The letter states the wiring in my 10-year-old car's dashboard has a factory flaw. A wiring problem might result in overheating and random deployment of my air bags. I am requested to bring the vehicle in for repairs.
Unfortunately, they don't have the necessary parts at this time. So I'll be getting another letter. At some point. When they get the parts. They promise.
Perfect. In the meantime, I suppose I'll just continue to drive blind as I lean as far away from the dash as possible.
Being a natural-born Pollyanna, I try to find the bright side. This could explain why the Vibe's speedometer, gas and other gauges are often plunged into darkness. Perhaps it also explains why my CD player ate five discs and died. Maybe when they get the parts to fix my airbag issues, the other issues will also be resolved.
I had assumed the lean-back position while leaving work Wednesday, and was about five miles from home when the Vibe began chugging on Interstate 5. The dash lights suddenly flashed on, revealing a bright orange dot. You know the one. It lights up when you're out of gas.
Sure, now it tells me. The dot was orange. But the air turns blue as I exhaled a string of curses that would make a drunken sailor proud.
I have never, ever, run out of gas in my life. And I do not intend to start now. Pulling off I-5, I begin bartering with the petroleum gods.

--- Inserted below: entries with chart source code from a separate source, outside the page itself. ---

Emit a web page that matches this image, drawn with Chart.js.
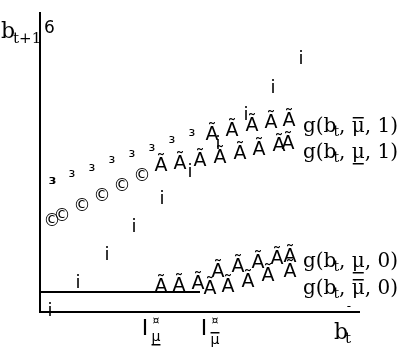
<!DOCTYPE html>
<html>
<head>
<meta charset="utf-8">
<script src="https://cdn.jsdelivr.net/npm/chart.js@4"></script>
<style>
  html, body { margin: 0; padding: 0; background: #fff; }
  canvas { display: block; }
</style>
</head>
<body>
<canvas id="chart" width="402" height="348"></canvas>
<script>
// marker positions (x: b_t, y: b_t+1)
const daggerX   = [10, 38, 67, 94, 122, 150, 178, 206, 233, 261];
const daggerY   = [3, 31, 59, 87, 115, 142, 170, 199, 226, 255];
const cubeX     = [12, 13, 32, 52, 72, 92, 112, 132, 152];
const cubeY     = [132, 132, 139, 145, 153, 159, 165, 173, 180];
const copyX     = [12, 22, 42, 62, 82, 102];
const copyY     = [93, 98, 108, 118, 128, 138];
const hiOneX    = [172, 192, 212, 231, 249];
const hiOneY    = [181, 185, 190, 193, 195];
const loOneX    = [121, 140, 160, 180, 200, 219, 239, 248];
const loOneY    = [150, 152, 155, 158, 162, 166, 170, 172];
const loZeroX   = [178, 198, 218, 237, 250];
const loZeroY   = [44, 49, 53, 57, 59];
const hiZeroX   = [121, 139, 158, 170, 188, 208, 228, 250];
const hiZeroY   = [29, 30, 32, 27, 29, 34, 40, 44];
const floorX    = [0, 160];
const floorY    = [20, 20];
const tickVals  = [105, 164];
const tickBars  = ['under', 'over'];
const labelVals = ['1', '1', '0', '0'];
const labelBars = ['over', 'under', 'under', 'over'];
const labelY    = [180, 154, 45, 18];
const labelX    = 263;

const sans  = '"DejaVu Sans"';
const serif = '"DejaVu Serif"';

function pts(xs, ys) {
    return xs.map((x, i) => ({x: x, y: ys[i]}));
}

// a text glyph painted on a small canvas, used as point style
function glyph(ch, size, weight) {
    const font = (weight || 'normal') + ' ' + size + 'px ' + sans;
    const c = document.createElement('canvas');
    let g = c.getContext('2d');
    g.font = font;
    const m = g.measureText(ch);
    // even sizes so the image lands on whole pixels
    c.width = 2 * Math.ceil(m.width / 2 + 2);
    c.height = 2 * Math.ceil(size * 0.75);
    g = c.getContext('2d');
    g.font = font;
    g.fillStyle = '#000';
    g.textAlign = 'center';
    g.textBaseline = 'alphabetic';
    const asc = m.actualBoundingBoxAscent, desc = m.actualBoundingBoxDescent;
    g.fillText(ch, c.width / 2, Math.round(c.height / 2 + (asc - desc) / 2));
    return c;
}

function marks(xs, ys, style) {
    return {
        data: pts(xs, ys),
        showLine: false,
        pointStyle: style,
        pointRadius: 6,
        clip: false
    };
}

// draw a row of text runs, with an optional bar over/under a run
function runs(ctx, x, y, list) {
    ctx.textAlign = 'left';
    ctx.textBaseline = 'alphabetic';
    list.forEach(r => {
        ctx.font = r.font;
        x += r.dx || 0;
        const w = ctx.measureText(r.t).width;
        ctx.fillText(r.t, x, y + (r.dy || 0));
        if (r.bar) {
            const by = y + (r.dy || 0) + (r.bar === 'over' ? -(r.barUp || 15) : (r.barDown || 4));
            ctx.fillRect(x + 1, by, w - 2, 1.5);
        }
        x += w;
    });
}

const decor = {
    id: 'decor',
    beforeDatasetsDraw(chart) {
        const ctx = chart.ctx, a = chart.chartArea;
        ctx.save();
        ctx.strokeStyle = '#000';
        ctx.lineWidth = 2;
        ctx.beginPath();
        ctx.moveTo(a.left, a.top);
        ctx.lineTo(a.left, a.bottom);
        ctx.lineTo(a.right + 2, a.bottom);
        ctx.stroke();
        ctx.restore();
    },
    afterDatasetsDraw(chart) {
        const ctx = chart.ctx, a = chart.chartArea;
        const xs = chart.scales.x, ys = chart.scales.y;
        ctx.save();
        ctx.fillStyle = '#000';

        // y axis title and top tick
        runs(ctx, 1, a.top + 26, [
            {t: 'b', font: '22px ' + serif},
            {t: 't+1', font: '15px ' + serif, dx: -2, dy: 5}
        ]);
        ctx.font = '17px ' + sans;
        ctx.fillText('6', a.left + 4, a.top + 21);

        // x axis title
        runs(ctx, 334, a.bottom + 27, [
            {t: 'b', font: '22px ' + serif},
            {t: 't', font: '15px ' + serif, dx: -3, dy: 4}
        ]);
        ctx.font = '12px ' + sans;
        ctx.textAlign = 'center';
        ctx.fillText('-', a.right - 9, a.bottom - 2);

        // x ticks
        tickVals.forEach((v, i) => {
            const px = xs.getPixelForValue(v);
            ctx.font = '22px ' + sans;
            ctx.textAlign = 'center';
            ctx.fillText('I', px, a.bottom + 23);
            ctx.font = '11px ' + sans;
            ctx.fillText('¤', px + 11, a.bottom + 12);
            ctx.font = '14px ' + sans;
            const mw = ctx.measureText('μ').width;
            const my = a.bottom + (i === 0 ? 29 : 32);
            ctx.fillText('μ', px + 11, my);
            if (tickBars[i] === 'under') {
                ctx.fillRect(px + 11 - mw / 2, my + 3, mw, 1.5);
            } else {
                ctx.fillRect(px + 11 - mw / 2, my - 12, mw, 1.5);
            }
        });

        // series labels
        labelVals.forEach((v, i) => {
            runs(ctx, xs.getPixelForValue(labelX), ys.getPixelForValue(labelY[i]), [
                {t: 'g(b', font: '20px ' + serif},
                {t: 't', font: '14px ' + serif, dx: -3, dy: 4},
                {t: ', ', font: '20px ' + serif},
                {t: 'μ', font: '20px ' + serif, bar: labelBars[i], barUp: 15, barDown: 5},
                {t: ', ' + v + ')', font: '20px ' + serif}
            ]);
        });
        ctx.restore();
    }
};

const ctx = document.getElementById('chart').getContext('2d');
new Chart(ctx, {
    type: 'scatter',
    plugins: [decor],
    data: {
        datasets: [
            {
                data: pts(floorX, floorY),
                showLine: true,
                borderColor: '#000',
                borderWidth: 2,
                pointRadius: 0,
                clip: false
            },
            marks(daggerX, daggerY, glyph('i', 18)),
            marks(cubeX, cubeY, glyph('³', 17)),
            marks(copyX, copyY, glyph('©', 17)),
            marks(hiOneX, hiOneY, glyph('Ã', 19)),
            marks(loOneX, loOneY, glyph('Ã', 19)),
            marks(loZeroX, loZeroY, glyph('Ã', 19)),
            marks(hiZeroX, hiZeroY, glyph('Ã', 19))
        ]
    },
    options: {
        responsive: false,
        animation: false,
        layout: {
            padding: {left: 40, right: 44, top: 12, bottom: 36}
        },
        plugins: {
            legend: {display: false},
            tooltip: {enabled: false}
        },
        scales: {
            x: {type: 'linear', display: false, min: 0, max: 318},
            y: {type: 'linear', display: false, min: 0, max: 300}
        }
    }
});
</script>
</body>
</html>
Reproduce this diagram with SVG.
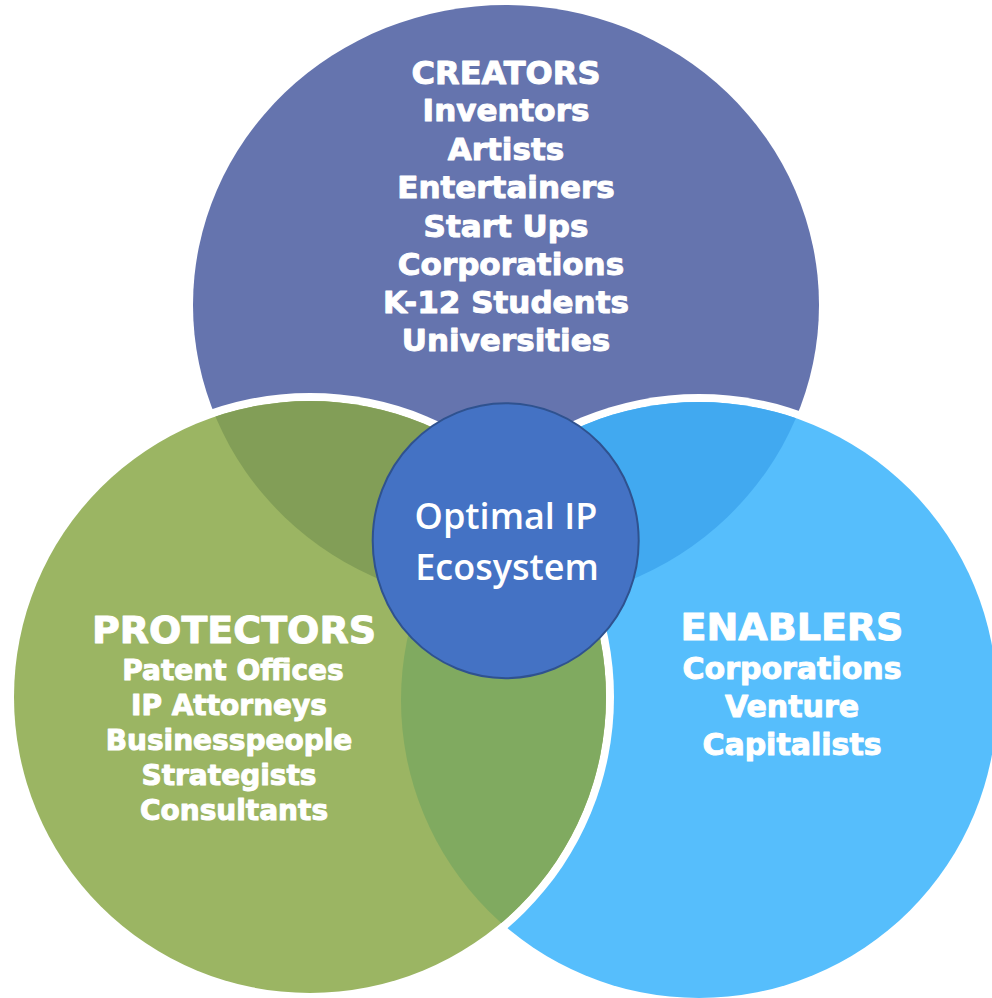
<svg xmlns="http://www.w3.org/2000/svg" width="992" height="998" viewBox="0 0 992 998">
  <style>
    .lbl { font-family: "DejaVu Sans", "Liberation Sans", sans-serif; font-weight: bold; fill: #ffffff; text-anchor: middle; stroke: #ffffff; stroke-width: 1; stroke-linejoin: round; }
    .ctr { font-family: "Open Sans", "Liberation Sans", sans-serif; font-weight: 600; fill: #ffffff; text-anchor: middle; }
    .ring { fill: #ffffff; }
  </style>
  <defs>
    <clipPath id="clipGreen"><circle cx="310" cy="697" r="296"/></clipPath>
    <clipPath id="clipBlue"><circle cx="699" cy="700" r="298"/></clipPath>
  </defs>
  <rect x="0" y="0" width="992" height="998" fill="#ffffff"/>

  <g id="creators">
    <ellipse cx="506" cy="305" rx="313" ry="300" fill="#6574AE"/>
  </g>

  <g id="enablers">
    <circle cx="699" cy="700" r="306" class="ring"/>
    <circle cx="699" cy="700" r="298" fill="#56BEFC"/>
    <ellipse cx="506" cy="305" rx="313" ry="300" fill="#41A9F0" clip-path="url(#clipBlue)"/>
  </g>

  <g id="protectors">
    <circle cx="310" cy="697" r="304" class="ring"/>
    <circle cx="310" cy="697" r="296" fill="#9BB563"/>
    <ellipse cx="506" cy="305" rx="313" ry="300" fill="#829E57" clip-path="url(#clipGreen)"/>
    <circle cx="699" cy="700" r="298" fill="#80AA60" clip-path="url(#clipGreen)"/>
  </g>

  <g id="creators-text">
    <text class="lbl" x="506" y="84" font-size="32">CREATORS</text>
    <text class="lbl" x="506" y="121" font-size="31">Inventors</text>
    <text class="lbl" x="506" y="160" font-size="31">Artists</text>
    <text class="lbl" x="506" y="198" font-size="31">Entertainers</text>
    <text class="lbl" x="506" y="237" font-size="31">Start Ups</text>
    <text class="lbl" x="511" y="275" font-size="31">Corporations</text>
    <text class="lbl" x="506" y="313" font-size="31">K-12 Students</text>
    <text class="lbl" x="506" y="351" font-size="31">Universities</text>
  </g>

  <g id="protectors-text">
    <text class="lbl" x="234" y="643" font-size="38">PROTECTORS</text>
    <text class="lbl" x="233" y="680" font-size="28">Patent Offices</text>
    <text class="lbl" x="229" y="715" font-size="28">IP Attorneys</text>
    <text class="lbl" x="229" y="750" font-size="28">Businesspeople</text>
    <text class="lbl" x="229" y="785" font-size="28">Strategists</text>
    <text class="lbl" x="234" y="820" font-size="28">Consultants</text>
  </g>

  <g id="enablers-text">
    <text class="lbl" x="792" y="640" font-size="38">ENABLERS</text>
    <text class="lbl" x="792" y="679" font-size="30">Corporations</text>
    <text class="lbl" x="792" y="717" font-size="30">Venture</text>
    <text class="lbl" x="792" y="755" font-size="30">Capitalists</text>
  </g>

  <g id="connectors"></g>

  <g id="ecosystem">
    <ellipse cx="505.7" cy="540.7" rx="133" ry="137.5" fill="#4472C4" stroke="#2F528F" stroke-width="2"/>
    <text class="ctr" x="506" y="529" font-size="36">Optimal IP</text>
    <text class="ctr" x="507" y="580" font-size="36">Ecosystem</text>
  </g>
</svg>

Please, please, pleeeease let my little red bomber make it to a gas station, I beg. Then I curse their mocking laughter as my engine stutters to a halt alongside the highway between Gold Hill and Rogue River.
I call Triple A, shouting to be heard over two yapping little dogs staked out on their front lawn. The slavering hounds are convinced my vehicle is a deadly threat to all that is holy.
I feel compelled to explain to the poor woman on the other end of the phone how I never, ever run out of gas.
"I can't believe I did this," I say. "It's so stupid."
No worries. Happens to the best of us. Someone will arrive in 20 minutes, she says.
As soon as we hang up, a text comes saying it will be 30 minutes. Followed by another one promising rescue in 45 minutes. Do I want to turn the text messaging off? Charges may apply, says the next one.
Happily, rescue comes ahead of my response. A monster truck rolls up bearing a driver wielding a 2-gallon container of fossil fuel. He pours the gas, waves off any card/cash offers, and I am back on the road again.
I pull into a Rogue River gas station and ask for a fill-up. Given the hit-and-miss nature of my gauges, I figure an under-the-hood check might be in order.
"Would you please check my oil and water levels?" I ask, popping the hood latch, too.
Love to, the attendant replies. But his boss now forbids such services for fear of lawsuits, he says with a sorrowful look.
The owner theorizes if a customer gets informed their oil levels are fine, and their car later blows up down the block, they could sue the station, he says.
I offer an alternate theory. Loyal customers can find another station to perform said necessities — one without an owner suffering from a delusional fear of lawsuits.
"This is just nuts," I say.
He sympathizes. Completely.
"I'd love to check your oil," he says. "But it ain't worth my job."
Forking over $10, I wish him well and say my final goodbyes. Friday morning I finish my fill-up at a Medford station.
"Can you please check the oil and water levels?" I ask, with a chipper smile.
No can do, the big-city attendant replies with a sorrowful look.
"We're not allowed to do that anymore. I'm sorry," he says, adding he doesn't know of any other stations in Medford where a driver can get a little full-service.
"Maybe you'd have better luck in Ashland," he adds, in doubtful tones.
Time to channel my inner grease monkey. Anybody got a rag for my dipstick, a flashlight for my dash, and an aspirin for my pounding head?